Stanbic IBTC Holdings, commonly referred to as Stanbic IBTC, is a financial service holding company in Nigeria with subsidiaries in banking, stock brokerage, investment advisory, asset management, investor services, pension management, trustees, insurance brokerage and life insurance businesses. The company's newly opened corporate headquarters, Stanbic IBTC Towers, is situated at Walter Carrington Crescent, Victoria Island, Lagos. Stanbic IBTC Holdings is a member of the Standard Bank Group, a financial services giant based in South Africa.
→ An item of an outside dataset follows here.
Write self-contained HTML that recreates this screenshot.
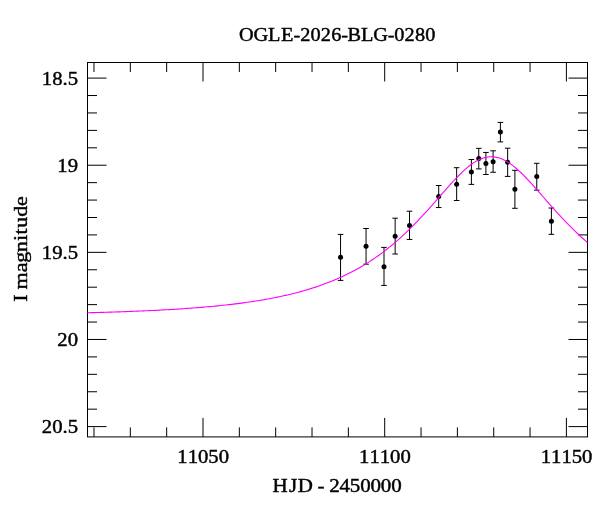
<!DOCTYPE html>
<html><head><meta charset="utf-8"><title>OGLE-2026-BLG-0280</title>
<style>html,body{margin:0;padding:0;background:#fff}svg{display:block}text{font-family:'Liberation Serif','DejaVu Serif',serif;font-size:19.7px;fill:#000;stroke:#000;stroke-width:0.45px}.tx{opacity:0.999}</style></head>
<body>
<svg width="600" height="512" viewBox="0 0 600 512">
<rect width="600" height="512" fill="#fff"/>
<g stroke="#000" stroke-width="1" fill="none">
<rect x="87.50" y="62.50" width="500.00" height="374.40"/>
<path d="M93.98 62.50v9.50M93.98 436.90v-9.50M130.32 62.50v9.50M130.32 436.90v-9.50M166.66 62.50v9.50M166.66 436.90v-9.50M203.00 62.50v19.00M203.00 436.90v-19.00M239.34 62.50v9.50M239.34 436.90v-9.50M275.68 62.50v9.50M275.68 436.90v-9.50M312.02 62.50v9.50M312.02 436.90v-9.50M348.36 62.50v9.50M348.36 436.90v-9.50M384.70 62.50v19.00M384.70 436.90v-19.00M421.04 62.50v9.50M421.04 436.90v-9.50M457.38 62.50v9.50M457.38 436.90v-9.50M493.72 62.50v9.50M493.72 436.90v-9.50M530.06 62.50v9.50M530.06 436.90v-9.50M566.40 62.50v19.00M566.40 436.90v-19.00M87.50 78.10h19.00M587.50 78.10h-19.00M87.50 95.53h9.50M587.50 95.53h-9.50M87.50 112.95h9.50M587.50 112.95h-9.50M87.50 130.38h9.50M587.50 130.38h-9.50M87.50 147.80h9.50M587.50 147.80h-9.50M87.50 165.22h19.00M587.50 165.22h-19.00M87.50 182.65h9.50M587.50 182.65h-9.50M87.50 200.07h9.50M587.50 200.07h-9.50M87.50 217.50h9.50M587.50 217.50h-9.50M87.50 234.92h9.50M587.50 234.92h-9.50M87.50 252.35h19.00M587.50 252.35h-19.00M87.50 269.78h9.50M587.50 269.78h-9.50M87.50 287.20h9.50M587.50 287.20h-9.50M87.50 304.63h9.50M587.50 304.63h-9.50M87.50 322.05h9.50M587.50 322.05h-9.50M87.50 339.48h19.00M587.50 339.48h-19.00M87.50 356.90h9.50M587.50 356.90h-9.50M87.50 374.32h9.50M587.50 374.32h-9.50M87.50 391.75h9.50M587.50 391.75h-9.50M87.50 409.17h9.50M587.50 409.17h-9.50M87.50 426.60h19.00M587.50 426.60h-19.00"/>
</g>
<path d="M340.55 234.40V280.40M337.75 234.40h5.6M337.75 280.40h5.6M366.05 228.50V264.20M363.25 228.50h5.6M363.25 264.20h5.6M384.00 247.40V285.40M381.20 247.40h5.6M381.20 285.40h5.6M395.15 218.20V254.00M392.35 218.20h5.6M392.35 254.00h5.6M409.50 211.20V239.45M406.70 211.20h5.6M406.70 239.45h5.6M438.70 185.50V207.55M435.90 185.50h5.6M435.90 207.55h5.6M456.65 167.70V200.50M453.85 167.70h5.6M453.85 200.50h5.6M471.40 159.50V184.40M468.60 159.50h5.6M468.60 184.40h5.6M478.75 148.35V168.90M475.95 148.35h5.6M475.95 168.90h5.6M485.90 152.45V174.50M483.10 152.45h5.6M483.10 174.50h5.6M493.10 150.80V172.25M490.30 150.80h5.6M490.30 172.25h5.6M500.40 122.40V141.90M497.60 122.40h5.6M497.60 141.90h5.6M507.65 148.20V176.40M504.85 148.20h5.6M504.85 176.40h5.6M514.90 170.30V208.30M512.10 170.30h5.6M512.10 208.30h5.6M536.75 163.30V190.15M533.95 163.30h5.6M533.95 190.15h5.6M551.40 208.00V234.35M548.60 208.00h5.6M548.60 234.35h5.6" stroke="#000" stroke-width="1" fill="none"/>
<g fill="#000"><circle cx="340.55" cy="257.30" r="2.5"/><circle cx="366.05" cy="246.25" r="2.5"/><circle cx="384.00" cy="266.65" r="2.5"/><circle cx="395.15" cy="236.35" r="2.5"/><circle cx="409.50" cy="225.40" r="2.5"/><circle cx="438.70" cy="196.40" r="2.5"/><circle cx="456.65" cy="184.30" r="2.5"/><circle cx="471.40" cy="171.90" r="2.5"/><circle cx="478.75" cy="158.40" r="2.5"/><circle cx="485.90" cy="163.55" r="2.5"/><circle cx="493.10" cy="161.70" r="2.5"/><circle cx="500.40" cy="132.00" r="2.5"/><circle cx="507.65" cy="162.15" r="2.5"/><circle cx="514.90" cy="189.15" r="2.5"/><circle cx="536.75" cy="176.60" r="2.5"/><circle cx="551.40" cy="221.20" r="2.5"/></g>
<path d="M87.50 312.78 L89.50 312.73 L91.50 312.67 L93.50 312.62 L95.50 312.57 L97.50 312.51 L99.50 312.46 L101.50 312.40 L103.50 312.34 L105.50 312.28 L107.50 312.22 L109.50 312.16 L111.50 312.10 L113.50 312.03 L115.50 311.97 L117.50 311.90 L119.50 311.83 L121.50 311.76 L123.50 311.69 L125.50 311.62 L127.50 311.55 L129.50 311.47 L131.50 311.39 L133.50 311.32 L135.50 311.24 L137.50 311.15 L139.50 311.07 L141.50 310.98 L143.50 310.90 L145.50 310.81 L147.50 310.72 L149.50 310.62 L151.50 310.53 L153.50 310.43 L155.50 310.33 L157.50 310.23 L159.50 310.13 L161.50 310.02 L163.50 309.92 L165.50 309.80 L167.50 309.69 L169.50 309.58 L171.50 309.46 L173.50 309.34 L175.50 309.22 L177.50 309.09 L179.50 308.96 L181.50 308.83 L183.50 308.70 L185.50 308.56 L187.50 308.42 L189.50 308.27 L191.50 308.13 L193.50 307.98 L195.50 307.82 L197.50 307.67 L199.50 307.51 L201.50 307.34 L203.50 307.17 L205.50 307.00 L207.50 306.82 L209.50 306.64 L211.50 306.46 L213.50 306.27 L215.50 306.08 L217.50 305.88 L219.50 305.68 L221.50 305.47 L223.50 305.26 L225.50 305.04 L227.50 304.82 L229.50 304.59 L231.50 304.36 L233.50 304.12 L235.50 303.87 L237.50 303.62 L239.50 303.37 L241.50 303.11 L243.50 302.84 L245.50 302.56 L247.50 302.28 L249.50 301.99 L251.50 301.70 L253.50 301.39 L255.50 301.08 L257.50 300.76 L259.50 300.44 L261.50 300.10 L263.50 299.76 L265.50 299.41 L267.50 299.05 L269.50 298.68 L271.50 298.30 L273.50 297.92 L275.50 297.52 L277.50 297.11 L279.50 296.70 L281.50 296.27 L283.50 295.83 L285.50 295.38 L287.50 294.92 L289.50 294.45 L291.50 293.97 L293.50 293.47 L295.50 292.96 L297.50 292.44 L299.50 291.91 L301.50 291.36 L303.50 290.80 L305.50 290.22 L307.50 289.63 L309.50 289.02 L311.50 288.40 L313.50 287.76 L315.50 287.11 L317.50 286.44 L319.50 285.75 L321.50 285.05 L323.50 284.33 L325.50 283.59 L327.50 282.83 L329.50 282.05 L331.50 281.25 L333.50 280.43 L335.50 279.59 L337.50 278.73 L339.50 277.84 L341.50 276.94 L343.50 276.01 L345.50 275.06 L347.50 274.08 L349.50 273.08 L351.50 272.06 L353.50 271.01 L355.50 269.93 L357.50 268.83 L359.50 267.70 L361.50 266.54 L363.50 265.36 L365.50 264.14 L367.50 262.90 L369.50 261.62 L371.50 260.32 L373.50 258.98 L375.50 257.62 L377.50 256.22 L379.50 254.79 L381.50 253.32 L383.50 251.83 L385.50 250.30 L387.50 248.73 L389.50 247.13 L391.50 245.50 L393.50 243.83 L395.50 242.13 L397.50 240.39 L399.50 238.61 L401.50 236.80 L403.50 234.96 L405.50 233.08 L407.50 231.17 L409.50 229.22 L411.50 227.24 L413.50 225.22 L415.50 223.18 L417.50 221.10 L419.50 218.99 L421.50 216.86 L423.50 214.70 L425.50 212.51 L427.50 210.30 L429.50 208.07 L431.50 205.82 L433.50 203.56 L435.50 201.28 L437.50 199.00 L439.50 196.71 L441.50 194.42 L443.50 192.14 L445.50 189.87 L447.50 187.61 L449.50 185.38 L451.50 183.17 L453.50 181.00 L455.50 178.87 L457.50 176.78 L459.50 174.76 L461.50 172.80 L463.50 170.92 L465.50 169.11 L467.50 167.40 L469.50 165.79 L471.50 164.28 L473.50 162.89 L475.50 161.62 L477.50 160.49 L479.50 159.49 L481.50 158.64 L483.50 157.94 L485.50 157.40 L487.50 157.01 L489.50 156.78 L491.50 156.72 L493.50 156.82 L495.50 157.09 L497.50 157.51 L499.50 158.09 L501.50 158.83 L503.50 159.71 L505.50 160.74 L507.50 161.91 L509.50 163.20 L511.50 164.62 L513.50 166.15 L515.50 167.79 L517.50 169.52 L519.50 171.35 L521.50 173.25 L523.50 175.23 L525.50 177.26 L527.50 179.36 L529.50 181.50 L531.50 183.68 L533.50 185.89 L535.50 188.14 L537.50 190.40 L539.50 192.67 L541.50 194.96 L543.50 197.24 L545.50 199.53 L547.50 201.81 L549.50 204.08 L551.50 206.34 L553.50 208.59 L555.50 210.82 L557.50 213.02 L559.50 215.20 L561.50 217.36 L563.50 219.49 L565.50 221.59 L567.50 223.66 L569.50 225.70 L571.50 227.70 L573.50 229.68 L575.50 231.62 L577.50 233.52 L579.50 235.39 L581.50 237.23 L583.50 239.03 L585.50 240.79 L587.50 242.53" fill="none" stroke="#ff00ff" stroke-width="1.1"/>
<g class="tx">
<text transform="translate(239.10 41.10) scale(1.0315 1)" x="-0.10 13.93 28.05 40.58 52.83 59.20 69.22 79.25 89.27 98.93 105.16 118.23 130.17 144.01 150.39 160.41 170.44 180.46">OGLE-2026-BLG-0280</text>
<text transform="translate(177.35 462.90) scale(1.0499 1)" x="0.00 9.85 19.70 29.55 39.40">11050</text>
<text transform="translate(359.05 462.90) scale(1.0499 1)" x="0.00 9.85 19.70 29.55 39.40">11100</text>
<text transform="translate(540.75 462.90) scale(1.0499 1)" x="0.00 9.85 19.70 29.55 39.40">11150</text>
<text transform="translate(41.80 84.85) scale(1.0499 1)" x="0.00 9.85 19.70 24.62">18.5</text>
<text transform="translate(57.32 171.97) scale(1.0499 1)" x="0.00 9.85">19</text>
<text transform="translate(41.80 259.10) scale(1.0499 1)" x="0.00 9.85 19.70 24.62">19.5</text>
<text transform="translate(57.32 346.23) scale(1.0499 1)" x="0.00 9.85">20</text>
<text transform="translate(41.80 433.35) scale(1.0499 1)" x="0.00 9.85 19.70 24.62">20.5</text>
<text transform="translate(272.38 491.70) scale(1.0651 1)" x="0.16 15.57 23.94 37.81 42.32 48.48 53.29 63.00 72.71 82.42 92.13 101.84 111.55">HJD - 2450000</text>
<text transform="translate(27.00 249.20) rotate(-90) translate(-52.70 0) scale(1.1170 1)" x="0.11 6.63 11.14 26.46 35.01 44.57 54.47 60.33 66.47 76.33 85.83">I magnitude</text>
</g>
</svg></body></html>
Standard Bank is Africa's largest banking group ranked by assets and earnings, with operations in 20 African countries and 13 countries outside Africa.

==Overview==
Stanbic IBTC Holdings Plc. began as the result of a merger between Stanbic Bank Nigeria Limited and IBTC Chartered Bank Plc. in 2007, then adopting a holding company structure in 2012 to comply with the revised regulatory framework advised by the Central Bank of Nigeria (CBN), requiring banks to either divest from non-core banking financial services or adopt a holding company structure.

=== Before the merger ===

==== IBTC Chartered Bank Plc. ====
Investment Banking & Trust Company Plc (IBTC) was formed as an investment bank on 2 February 1989 with Atedo N.A. Peterside as the chief executive officer and A. Olawale Edun as an executive director.
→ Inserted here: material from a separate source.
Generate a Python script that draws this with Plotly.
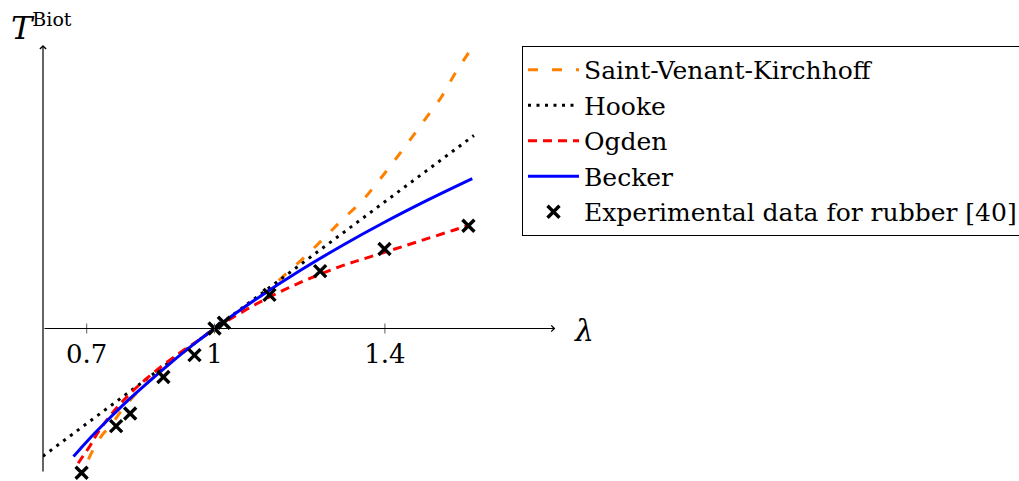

In 2005, the Central Bank of Nigeria announced its re-capitalization program for commercial banks. This meant that all commercial banks had to have a NGN 25 billion minimum capital base. This CBN order led to the merger of Investment Banking and Trust Company (IBTC) with Chartered Bank Plc and Regent Bank Plc on 19 December 2005 to form IBTC Chartered Bank Plc with a total asset base of NGN 125 billion and listed on the Nigerian Stock Exchange.
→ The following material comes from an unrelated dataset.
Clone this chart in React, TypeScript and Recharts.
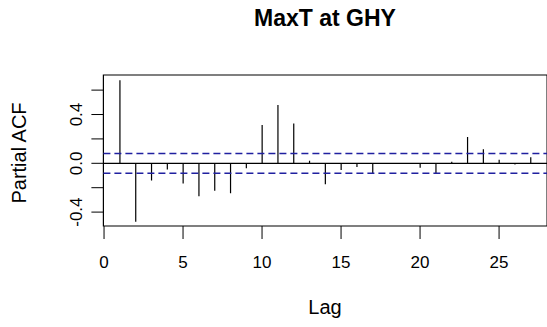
import React from 'react';
import { ComposedChart, Bar, XAxis, YAxis, ReferenceLine, ReferenceArea } from 'recharts';

// PACF of daily max temperature at GHY, lags 1..27
const lags = [1, 2, 3, 4, 5, 6, 7, 8, 9, 10, 11, 12, 13, 14, 15, 16, 17, 18, 19, 20, 21, 22, 23, 24, 25, 26, 27];
const pacfValues = [
  0.68, -0.48, -0.14, -0.05, -0.165, -0.27, -0.225, -0.245, -0.04, 0.315,
  0.478, 0.327, 0.02, -0.172, -0.055, -0.03, -0.08, 0.003, -0.005, -0.036,
  -0.088, 0.012, 0.215, 0.115, 0.03, -0.01, 0.05,
];
const confBound = 0.081;

const xTicks = [0, 5, 10, 15, 20, 25];
const yTicks = [-0.4, -0.2, 0, 0.2, 0.4, 0.6];
const yTickLabels = [-0.4, 0, 0.4];
const xDomain = [-0.04, 28.04];
const yDomain = [-0.514, 0.724];

const data = lags.map((lag, i) => ({ lag, pacf: pacfValues[i] }));

const FONT = '"Liberation Sans", Arial, Helvetica, sans-serif';

const Stem = (props: any) => {
  const { x, y, width, height } = props;
  const cx = x + width / 2;
  return <line x1={cx} x2={cx} y1={y} y2={y + height} stroke="#000" strokeWidth={1.2} />;
};

const XTick = ({ x, payload }: any) => (
  <text x={x} y={268} textAnchor="middle" fontSize={17} fontFamily={FONT} fill="#000">
    {payload.value}
  </text>
);

const YTick = ({ y, payload }: any) => {
  if (!yTickLabels.includes(payload.value)) return <g />;
  return (
    <text
      x={82}
      y={y}
      transform={`rotate(-90, 82, ${y})`}
      textAnchor="middle"
      fontSize={17}
      fontFamily={FONT}
      fill="#000"
    >
      {payload.value.toFixed(1)}
    </text>
  );
};

const XTitle = () => (
  <text x={325} y={314} textAnchor="middle" fontSize={20} fontFamily={FONT} fill="#000">
    Lag
  </text>
);

const YTitle = () => (
  <text
    x={26}
    y={153}
    transform="rotate(-90, 26, 153)"
    textAnchor="middle"
    fontSize={20}
    fontFamily={FONT}
    fill="#000"
  >
    Partial ACF
  </text>
);

export default function App() {
  return (
    <div
      style={{
        position: 'absolute',
        left: 0,
        top: 0,
        width: 547,
        height: 327,
        overflow: 'hidden',
        background: '#fff',
      }}
    >
      <div
        style={{
          position: 'absolute',
          left: 0,
          top: 7,
          width: 650,
          textAlign: 'center',
          fontFamily: FONT,
          fontWeight: 'bold',
          fontSize: 23,
          lineHeight: '23px',
          color: '#000',
        }}
      >
        MaxT at GHY
      </div>
      <ComposedChart
        width={560}
        height={327}
        data={data}
        margin={{ top: 75, right: 12.9, bottom: 41, left: 0 }}
      >
        <XAxis
          dataKey="lag"
          type="number"
          domain={xDomain}
          ticks={xTicks}
          allowDataOverflow
          height={60}
          tickSize={13}
          tickLine={{ stroke: '#000' }}
          axisLine={false}
          tick={<XTick />}
          label={<XTitle />}
        />
        <YAxis
          type="number"
          domain={yDomain}
          ticks={yTicks}
          allowDataOverflow
          width={103.4}
          tickSize={12}
          tickLine={{ stroke: '#000' }}
          axisLine={false}
          tick={<YTick />}
          label={<YTitle />}
        />
        <ReferenceArea
          x1={xDomain[0]}
          x2={xDomain[1]}
          y1={yDomain[0]}
          y2={yDomain[1]}
          fill="none"
          stroke="#000"
          strokeWidth={1.2}
          ifOverflow="visible"
        />
        <ReferenceLine y={0} stroke="#000" strokeWidth={1.2} />
        <ReferenceLine y={confBound} stroke="#2020a0" strokeWidth={1.4} strokeDasharray="7 4" />
        <ReferenceLine y={-confBound} stroke="#2020a0" strokeWidth={1.4} strokeDasharray="7 4" />
        <Bar dataKey="pacf" barSize={2} shape={<Stem />} isAnimationActive={false} />
      </ComposedChart>
    </div>
  );
}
==== Stanbic Bank Nigeria Limited ====
Stanbic Bank Nigeria Limited was founded in 1991 when Standard Bank Investment Corporation (Stanbic Bank), acquired the African operations of ANZ Grindlays Bank. The name was later changed to Stanbic Bank Nigeria Limited, and it was a wholly owned subsidiary of Stanbic Africa Holdings Limited (SAHL).

===Merger===
On 24 September 2007, IBTC Chartered Bank Plc merged with Stanbic Bank Nigeria Limited. Stanbic Africa Holdings Limited (SAHL) on behalf of Standard Bank tendered an offer for the acquisition of additional IBTC shares in order to attain majority shares in the merged business. This resulted in SAHL having a majority shareholding 50.75% up from 33.33% as at the merger date.
The business name was subsequently changed to Stanbic IBTC Holdings Plc and resumed trading on the NSE.

==Member companies==
The companies comprised in Stanbic IBTC Holdings are as follows:

- Stanbic IBTC Bank – commercial bank in Nigeria, serving individuals and businesses, and regulated by the Central Bank of Nigeria
- Stanbic IBTC Pension Managers Limited – a leading pension fund administrator (PFA) in Nigeria
- Stanbic IBTC Asset Management Limited – providing asset management services, incorporated in 1992
- Stanbic IBTC Stockbrokers Limited – providing stock brokerage service
- Stanbic IBTC Trustees Limited – specializes in trusteeship and estate management
- Stanbic IBTC Capital Limited – offers investment banking services
- Stanbic IBTC Insurance Brokers – operates as the insurance brokerage arm of the group; deals more with general insurance, non-life insurance
- Stanbic IBTC Insurance Limited – provides life insurance services
- Stanbic IBTC Nominees – acts as custodian in money market and fixed income securities for the Nigerian market.
- Zest Payment – fintech subsidiary of Stanbic IBTC Holdings Plc

==Ownership==
The stock of Stanbic IBTC Holdings listed on the NSE, where it trades under the symbol STANBIC. Shareholding in the group's stock is depicted in the table below:

Stanbic IBTC Holdings PLC stock ownership

| Rank | Name of owner | Percentage ownership |
|---|---|---|
| 1 | Stanbic Africa Holdings Limited | 63.7 |
| 2 | Others | 36.3 |
|  | Total | 100.00 |

==Governance==
The running of Stanbic IBTC Holdings is overseen by a seven-person board of directors (five non-executive and two executive).

The chairman of the Board of Stanbic IBTC Holdings is Sola David-Borha.